It is too early to know if the current democratic recession represents a blip or something more malignant, says a leading expert.
“But the recession is certainly deepening,” Stanford University’s Larry Diamond told The World Weekly. “There is no natural and inevitable stopping point, and Russia, China, and Iran would certainly like to arrest democratic progress anywhere in the neighborhoods. It is a very vulnerable moment.”
Asia has not been unaffected by the democratic recession. Democracy has retreated in a number of emerging Asian democracies, including the Philippines, where an illiberal president threatens the rule of law; Thailand, where a military junta has cemented its control; and Bangladesh, where a single party holds authoritarian power while extremists kill bloggers and other independent voices, the National Endowment for Democracy’s Carl Gershman notes.

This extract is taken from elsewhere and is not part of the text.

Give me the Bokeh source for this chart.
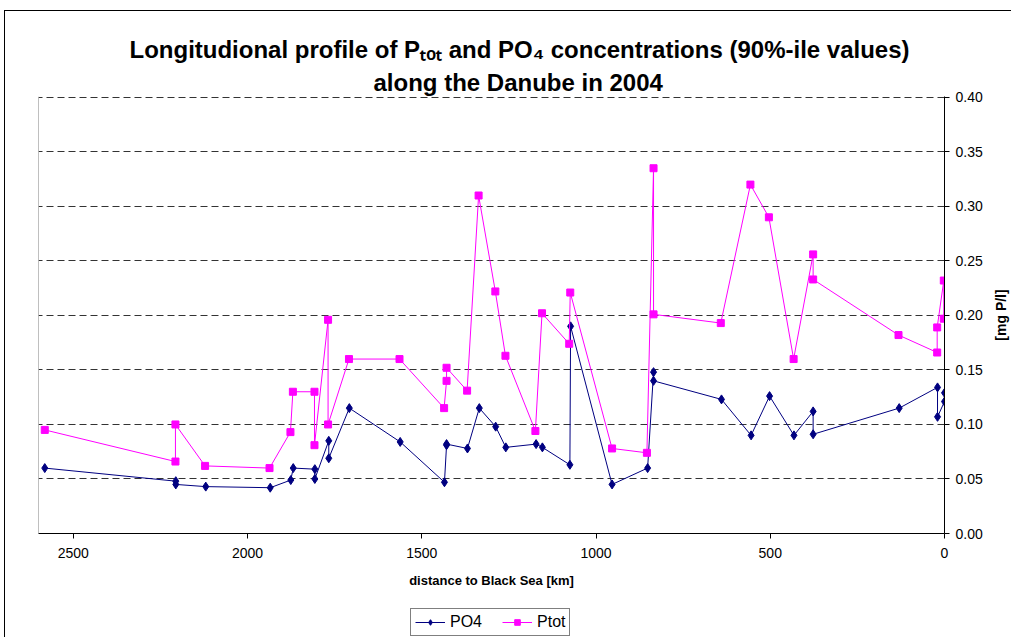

While these developments are worrying, the trends in Asia are actually more encouraging than in other regions, he told the Seoul Forum of the Asia Democracy Network:
According to the Economist Intelligence Unit, since it began producing its Democracy Index in 2006, Asia has made more headway in advancing democracy than any other region. …. The progress of democracy in Asia has not been limited to democratic expansion and the consolidation of democracy in South Korea, Taiwan, Indonesia, Mongolia, and other countries. According to a recent article by Charles Welzel and Russell Dalton in the Asian Journal of Comparative Politics, growing social and political modernization in Asia has brought about a shift toward “a more assertive model of citizenship,” which has had the effect of producing “more effective and accountable governments.”
Nevertheless, Asia’s democracies are confronting corruption and threatened by a growing source of strategic instability at the sub-state level, as increasing religiosity and extremist ideologies gain momentum in the national consciousness of several countries in the region.
The Prague Appeal called for the creation of a new Coalition for Democratic Renewal that will be a moral and intellectual catalyst for the revitalization of the democratic idea, said the NED’s Gershman (left). “In the past, leadership and solidarity in the struggle for democracy came from the transatlantic heartland of global democracy,” he said. “For now, though, Asian democrats must help fill the vacuum.”